Russell es uno de esos pocos autores capaces de elevarse a lo más abstracto, precursor de la lógica en sus Principia mathematica, hombre político y autor filosófico, y actuar a la vez con los pies de la tierra, defendiendo las ventajas de las relaciones prematrimoniales, reconociendo que el puro altruismo es raro y afirmando que no hay nada malo en la vanidad o en la ambición, siempre y cuando se den en su justa medida y sin perder de vista la realidad.

La conquista de la felicidad está dividido en dos partes: las causas de la infelicidad y las causas de la felicidad. Entre las primeras, Russell señala el vacío existencial, la competencia, el aburrimiento, la fatiga, la envidia, el sentimiento de pecado, la manía persecutoria y el miedo a la opinión pública.

Llama la atención comprobar cuánto ha cambiado el mundo desde esa época en que las mujeres solo podían ser amas de casa o damas burguesas, en el que el entretenimiento pasivo y poco alentador que había que dosificar a los niños era la asistencia al teatro, o en el que la religión y la represión de los sentimientos y las pasiones convertían a hombres y mujeres en seres anodinos por fuera y a menudo heridos por dentro. Por fortuna, hoy gozamos de mayor libertad, no tenemos tanta necesidad de esconder nuestras pasiones y disfrutamos de facilidades inimaginables entonces para rodearnos de personas afines, aun viviendo en el lugar más remoto. Si todo eso ha sucedido es probable que sea porque él, entre otras muchas personas, puso su granito de arena.

Pero también llama la atención la pervivencia de algunas de esas lacras o incluso su exacerbamiento. La competencia en el trabajo no ha hecho sino crecer, siendo fuente de infelicidad, agotamiento y frustración en grandes dosis. La envidia y la falsa modestia campan por doquier. La atribución a los demás de nuestros males, que tan bien describe Russell, es algo que experimentamos a menudo, y no puedo por menos que recordar sus lúcidos consejos, que me han hecho reír y a la vez reconocerme y que me gustaría reproducir aquí: 1) recuerda que tus motivos no son tan altruistas como a ti te parecen; 2) no sobrestimes tus propios méritos; 3) no esperes que los demás se interesen por ti tanto como tú; 4) no pienses que la gente piensa tanto en ti como para tener interés en perseguirte. Me ha gustado especialmente su llamamiento a mantener la propia personalidad y las propias ideas, aunque no gusten al resto. Cito su regla básica, que me parece memorable y, como siempre, alejada del idealismo y llena de sentido común: “uno debe respetar la opinión pública lo justo para no morirse de hambre y no ir a la cárcel, pero todo lo que pase de ese punto es someterse voluntariamente a una tiranía innecesaria”.

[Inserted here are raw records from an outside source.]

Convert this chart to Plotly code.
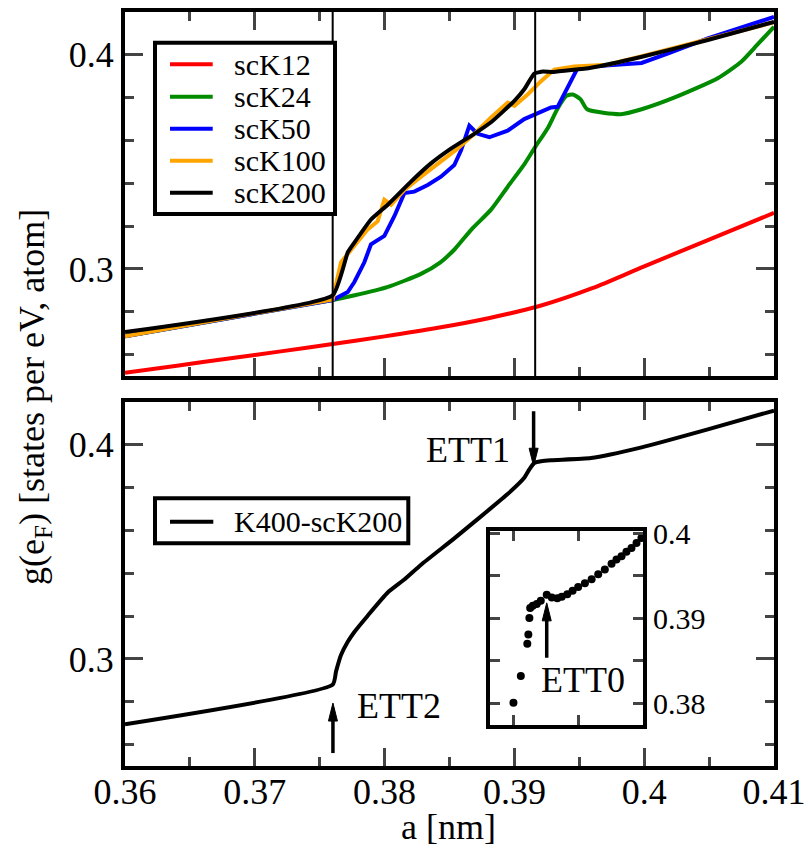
import plotly.graph_objects as go

# ---------------- data ----------------
x_sck12 = [0.360, 0.364, 0.368, 0.372, 0.376, 0.380, 0.384, 0.388, 0.392, 0.396, 0.400, 0.405, 0.410]
y_sck12 = [0.2515, 0.2548, 0.2582, 0.2615, 0.2649, 0.2685, 0.2724, 0.2770, 0.2828, 0.2910, 0.3012, 0.3137, 0.3262]

x_sck24 = [0.360, 0.376, 0.3777, 0.3802, 0.3828, 0.3843, 0.3854, 0.3867, 0.3882, 0.3895, 0.3908, 0.3916,
           0.3926, 0.3933, 0.3940, 0.3945, 0.3951, 0.3956, 0.3982, 0.3998, 0.4023, 0.4057, 0.4075, 0.4087, 0.4100]
y_sck24 = [0.2686, 0.2855, 0.2877, 0.2915, 0.2977, 0.3031, 0.3092, 0.3185, 0.3277, 0.3385, 0.3492, 0.3569,
           0.3661, 0.3746, 0.3808, 0.3815, 0.3792, 0.3746, 0.3723, 0.3746, 0.3800, 0.3892, 0.3969, 0.4046, 0.4131]

x_sck50 = [0.360, 0.376, 0.37716, 0.37767, 0.37844, 0.37895, 0.37998, 0.38075, 0.38152, 0.38229, 0.38332,
           0.38434, 0.38537, 0.38589, 0.38653, 0.38717, 0.38807, 0.38948, 0.39076, 0.39205, 0.39282, 0.39333,
           0.3941, 0.39487, 0.3959, 0.3985, 0.3998, 0.4018, 0.4049, 0.4100]
y_sck50 = [0.2686, 0.2855, 0.2892, 0.2939, 0.3031, 0.3115, 0.3154, 0.3246, 0.3354, 0.3361, 0.3392,
           0.3431, 0.3485, 0.3554, 0.3669, 0.3631, 0.3615, 0.3646, 0.3700, 0.3731, 0.3754, 0.3757,
           0.3846, 0.3938, 0.3946, 0.3955, 0.3962, 0.4006, 0.4077, 0.4177]

x_sck100 = [0.360, 0.376, 0.37664, 0.37767, 0.3787, 0.37947, 0.37998, 0.3805, 0.38152, 0.38281, 0.3846,
            0.38562, 0.38691, 0.3882, 0.38948, 0.3900, 0.39102, 0.39205, 0.39307, 0.39461, 0.39718, 0.39975, 0.4100]
y_sck100 = [0.2686, 0.2857, 0.3031, 0.3108, 0.3185, 0.3223, 0.3323, 0.3300, 0.3369, 0.3431, 0.3515,
            0.3562, 0.3631, 0.3708, 0.3777, 0.3762, 0.3815, 0.3877, 0.3931, 0.3946, 0.3954, 0.3992, 0.4152]

x_sck200 = [0.360, 0.376, 0.37716, 0.37767, 0.37895, 0.38024, 0.38203, 0.38357, 0.38511, 0.38691, 0.3882,
            0.3900, 0.39076, 0.39153, 0.3922, 0.3930, 0.3959, 0.39975, 0.4049, 0.4100]
y_sck200 = [0.2705, 0.2877, 0.3077, 0.3123, 0.3231, 0.3300, 0.3408, 0.3493, 0.3562, 0.3631, 0.3685,
            0.3785, 0.3839, 0.3912, 0.3922, 0.3920, 0.3940, 0.3990, 0.4069, 0.4154]

x_k400 = [0.360, 0.376, 0.37626, 0.37664, 0.37716, 0.37767, 0.3787, 0.38024, 0.38152, 0.38281, 0.38537,
          0.38691, 0.38948, 0.39076, 0.39115, 0.39153, 0.39205, 0.39282, 0.3959, 0.3998, 0.4049, 0.4100]
y_k400 = [0.2695, 0.2880, 0.2942, 0.3018, 0.3080, 0.3126, 0.3202, 0.3310, 0.3371, 0.3440, 0.3563,
          0.3640, 0.3770, 0.3846, 0.3885, 0.3915, 0.3923, 0.3928, 0.3938, 0.3988, 0.4072, 0.4160]

x_ett0 = [0.38948, 0.38999, 0.39056, 0.39106, 0.39114, 0.39122, 0.39128, 0.39148, 0.39179, 0.39210,
          0.39256, 0.39295, 0.39338, 0.39372, 0.39415, 0.39456, 0.39499, 0.39551, 0.39603, 0.39654,
          0.39705, 0.39757, 0.39795, 0.39834, 0.39872, 0.39911, 0.39950, 0.39988, 0.40006]
y_ett0 = [0.37747, 0.38007, 0.38322, 0.38699, 0.38808, 0.39002, 0.39119, 0.39146, 0.39166, 0.39204,
          0.39274, 0.39242, 0.39235, 0.39251, 0.39282, 0.39321, 0.39367, 0.39410, 0.39457, 0.39515,
          0.39573, 0.39639, 0.39690, 0.39728, 0.39779, 0.39825, 0.39883, 0.39942, 0.39981]

series_names = ["scK12", "scK24", "scK50", "scK100", "scK200"]
series_colors = ["#ff0000", "#008b00", "#0000ff", "#ffa500", "#000000"]
series_x = [x_sck12, x_sck24, x_sck50, x_sck100, x_sck200]
series_y = [y_sck12, y_sck24, y_sck50, y_sck100, y_sck200]
series_smooth = [0.8, 0.6, 0.0, 0.0, 0.4]

ett_lines = [0.376, 0.3916]

# annotations: label, x, y, axis
ett_labels = [("ETT1", 0.38640, 0.3974, "x2", "y2"),
              ("ETT2", 0.38113, 0.2782, "x2", "y2"),
              ("ETT0", 0.39536, 0.3827, "x3", "y3")]
# arrows: tip x, tip y, direction (+1 up, -1 down), length px, axes
ett_arrows = [(0.39148, 0.3900, -1, 55, "x2", "y2"),
              (0.37602, 0.2794, 1, 50, "x2", "y2"),
              (0.39256, 0.3918, 1, 55, "x3", "y3")]

# ---------------- layout geometry ----------------
FONT = "Liberation Serif, Times New Roman, Times, serif"
W, H = 808, 848
L, R, T, B = 125, 34, 12, 82
PW = W - L - R
PH = H - T - B


def px(xpix):
    return (xpix - L) / PW


def py(ypix):
    return (H - B - ypix) / PH


fig = go.Figure()

for name, col, xs, ys, sm in zip(series_names, series_colors, series_x, series_y, series_smooth):
    line = dict(color=col, width=4)
    if sm > 0:
        line.update(shape="spline", smoothing=sm)
    fig.add_trace(go.Scatter(x=xs, y=ys, mode="lines", name=name, line=line,
                             xaxis="x", yaxis="y", showlegend=False))

fig.add_trace(go.Scatter(x=x_k400, y=y_k400, mode="lines", name="K400-scK200",
                         line=dict(color="black", width=4, shape="spline", smoothing=0.5),
                         xaxis="x2", yaxis="y2", showlegend=False))

fig.add_trace(go.Scatter(x=x_ett0, y=y_ett0, mode="markers", name="ETT0",
                         marker=dict(color="black", size=8), xaxis="x3", yaxis="y3",
                         cliponaxis=False, showlegend=False))

common_x = dict(range=[0.36, 0.41], dtick=0.01, tick0=0.36, ticks="inside", ticklen=18, tickwidth=3,
                minor=dict(dtick=0.005, tick0=0.36, ticklen=9, tickwidth=3, ticks="inside"),
                showline=True, linewidth=4, linecolor="black", mirror="ticks", automargin=False,
                showgrid=False, zeroline=False, tickfont=dict(family=FONT, size=36, color="black"))
common_y = dict(range=[0.25, 0.42], dtick=0.1, tick0=0, ticks="inside", ticklen=18, tickwidth=3,
                minor=dict(dtick=0.02, tick0=0, ticklen=9, tickwidth=3, ticks="inside"),
                showline=True, linewidth=4, linecolor="black", mirror="ticks", automargin=False,
                showgrid=False, zeroline=False, tickfont=dict(family=FONT, size=36, color="black"))

top_dom = [py(376), 1.0]
bot_dom = [0.0, py(402)]

fig.update_layout(
    width=W, height=H,
    margin=dict(l=L, r=R, t=T, b=B, autoexpand=False),
    paper_bgcolor="white", plot_bgcolor="white",
    font=dict(family=FONT, size=36, color="black"),
    showlegend=False,
    xaxis=dict(**common_x, domain=[0, 1], anchor="y", showticklabels=False),
    yaxis=dict(**common_y, domain=top_dom, anchor="x"),
    xaxis2=dict(**common_x, domain=[0, 1], anchor="y2", ticklabelposition="outside",
                ticklabelstandoff=-9),
    yaxis2=dict(**common_y, domain=bot_dom, anchor="x2"),
    xaxis3=dict(domain=[px(490.3), px(643)], anchor="y3", range=[0.3882, 0.4000],
                dtick=0.005, tick0=0.39, ticks="inside", ticklen=10, tickwidth=3,
                showticklabels=False, showline=True, linewidth=4, linecolor="black",
                mirror="ticks", showgrid=False, zeroline=False, automargin=False),
    yaxis3=dict(domain=[py(724.7), py(531.3)], anchor="x3", side="right", range=[0.3775, 0.4002],
                dtick=0.01, tick0=0, ticks="inside", ticklen=10, tickwidth=3,
                minor=dict(dtick=0.005, tick0=0, ticklen=10, tickwidth=3, ticks="inside"),
                showline=True, linewidth=4, linecolor="black", mirror="ticks",
                showgrid=False, zeroline=False, automargin=False,
                tickfont=dict(family=FONT, size=30, color="black")),
)

shapes = []
annotations = []

# vertical ETT reference lines in top panel
for xv in ett_lines:
    shapes.append(dict(type="line", xref="x", yref="y domain", x0=xv, x1=xv, y0=0, y1=1,
                       line=dict(color="black", width=2)))

# legend 1 (top panel)
shapes.append(dict(type="rect", xref="paper", yref="paper", x0=px(155), x1=px(335),
                   y0=py(214), y1=py(42.7), line=dict(color="black", width=4),
                   fillcolor="white", layer="above"))
rows = [64.3, 96.7, 128.7, 160.7, 192.7]
for name, col, ry in zip(series_names, series_colors, rows):
    shapes.append(dict(type="line", xref="paper", yref="paper", x0=px(170), x1=px(212.7),
                       y0=py(ry), y1=py(ry), line=dict(color=col, width=4)))
    annotations.append(dict(text=name, xref="paper", yref="paper", x=px(231.7), y=py(ry),
                            xanchor="left", yanchor="middle", showarrow=False,
                            font=dict(family=FONT, size=30, color="black")))

# legend 2 (bottom panel)
shapes.append(dict(type="rect", xref="paper", yref="paper", x0=px(155), x1=px(408.3),
                   y0=py(543.3), y1=py(498.3), line=dict(color="black", width=4),
                   fillcolor="white", layer="above"))
shapes.append(dict(type="line", xref="paper", yref="paper", x0=px(170), x1=px(213.3),
                   y0=py(521.7), y1=py(521.7), line=dict(color="black", width=4)))
annotations.append(dict(text="K400-scK200", xref="paper", yref="paper", x=px(231.7), y=py(521.7),
                        xanchor="left", yanchor="middle", showarrow=False,
                        font=dict(family=FONT, size=30, color="black")))

# ETT labels
for txt, xa, ya, xr, yr in ett_labels:
    annotations.append(dict(text=txt, xref=xr, yref=yr, x=xa, y=ya, xanchor="center",
                            yanchor="middle", showarrow=False,
                            font=dict(family=FONT, size=36, color="black")))

# arrows (pixel-sized, anchored at tip)
HEADLEN, HEADW = 18, 4.5
for xa, ya, d, ln, xr, yr in ett_arrows:
    s = -d  # tail side sign in pixel space (+ up)
    shapes.append(dict(type="line", xref=xr, yref=yr, xsizemode="pixel", ysizemode="pixel",
                       xanchor=xa, yanchor=ya, x0=0, x1=0, y0=s * (HEADLEN - 2), y1=s * ln,
                       line=dict(color="black", width=3.5)))
    shapes.append(dict(type="path", xref=xr, yref=yr, xsizemode="pixel", ysizemode="pixel",
                       xanchor=xa, yanchor=ya,
                       path=f"M0,0 L{-HEADW},{s * HEADLEN} L{HEADW},{s * HEADLEN} Z",
                       fillcolor="black", line=dict(color="black", width=1)))

# axis titles
annotations.append(dict(text="g(e<sub>F</sub>) [states per eV, atom]", xref="paper", yref="paper",
                        x=px(34), y=py(397), xanchor="center", yanchor="middle", textangle=-90,
                        showarrow=False, font=dict(family=FONT, size=36, color="black")))
annotations.append(dict(text="a [nm]", xref="paper", yref="paper",
                        x=px(448.5), y=py(849), xanchor="center", yanchor="bottom",
                        showarrow=False, font=dict(family=FONT, size=36, color="black")))

fig.update_layout(shapes=shapes, annotations=annotations)

fig.write_html("out.html")
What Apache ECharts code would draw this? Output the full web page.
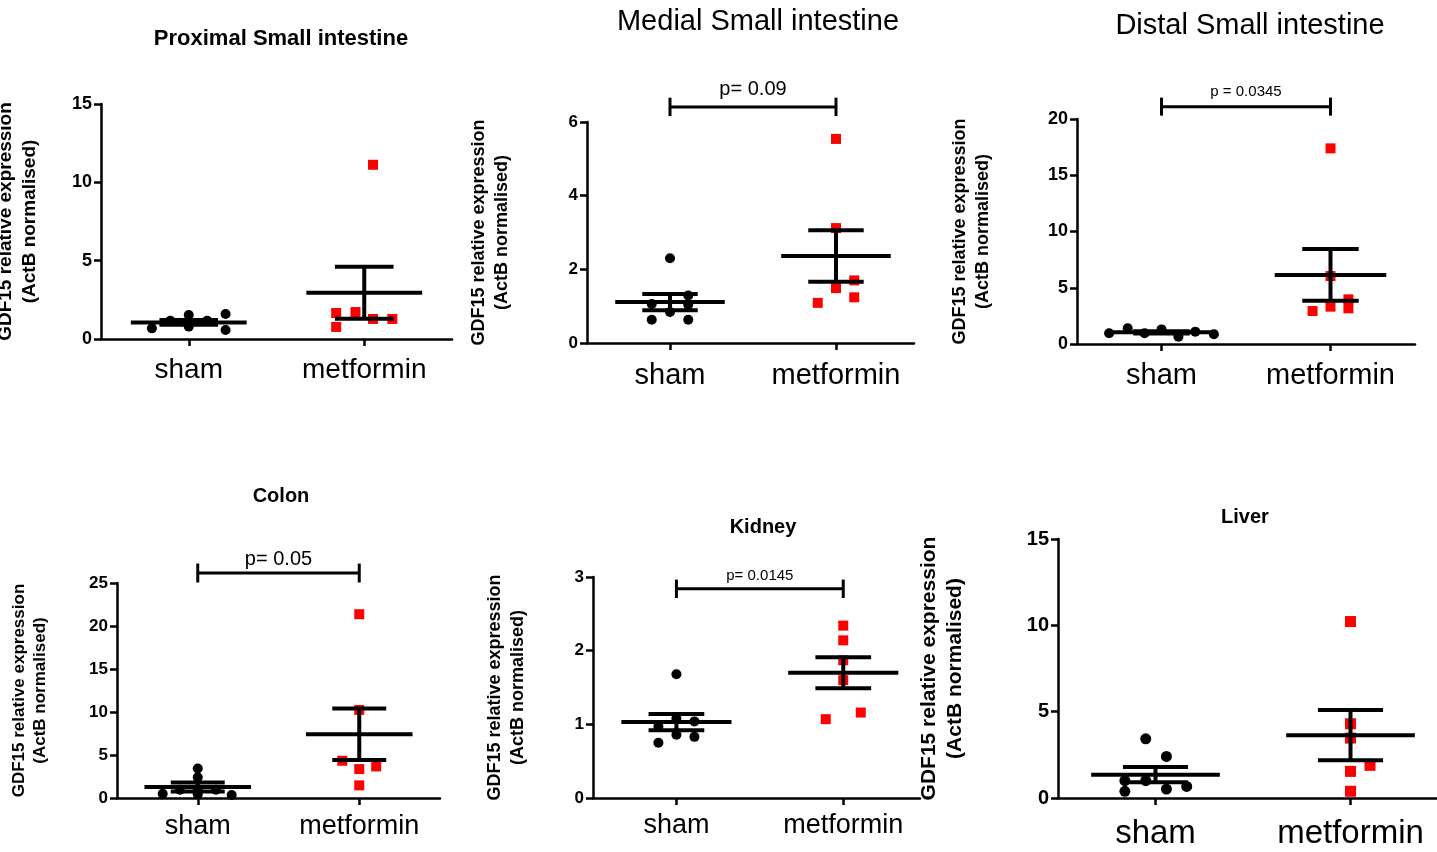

Russell busca la felicidad en todos los ámbitos: el trabajo, la familia, el ocio, pero también menciona el entusiasmo o la delicadeza, como fuentes de placer. Sus consejos para alcanzar la felicidad son igualmente simples: el altruismo debe reportar algún beneficio, aunque solo sea el respeto y el reconocimiento de nuestros semejantes; el amor a los hijos no debe significar un sacrificio por el que tarde o temprano se pedirá una recompensa; el tiempo libre es fundamental y hay que dedicarlo a conocer mejor el mundo; hay que pensar un poco menos en uno mismo y volcarse en asuntos no personales; y, por encima de todo, es preciso tomar conciencia de que, por una parte, uno no es tan importante pero, por otra, lo es por formar parte de un ejército que avanza y extiende la civilización.


Sobre todo, merece la pena recordar que la felicidad, esa felicidad tranquila y serena que Russell propone, no es algo que haya que nos vaya a venir regalado, sino algo que hay que conseguir con una sabia dosis de esfuerzo y resignación. La felicidad, como bien dice, se conquista.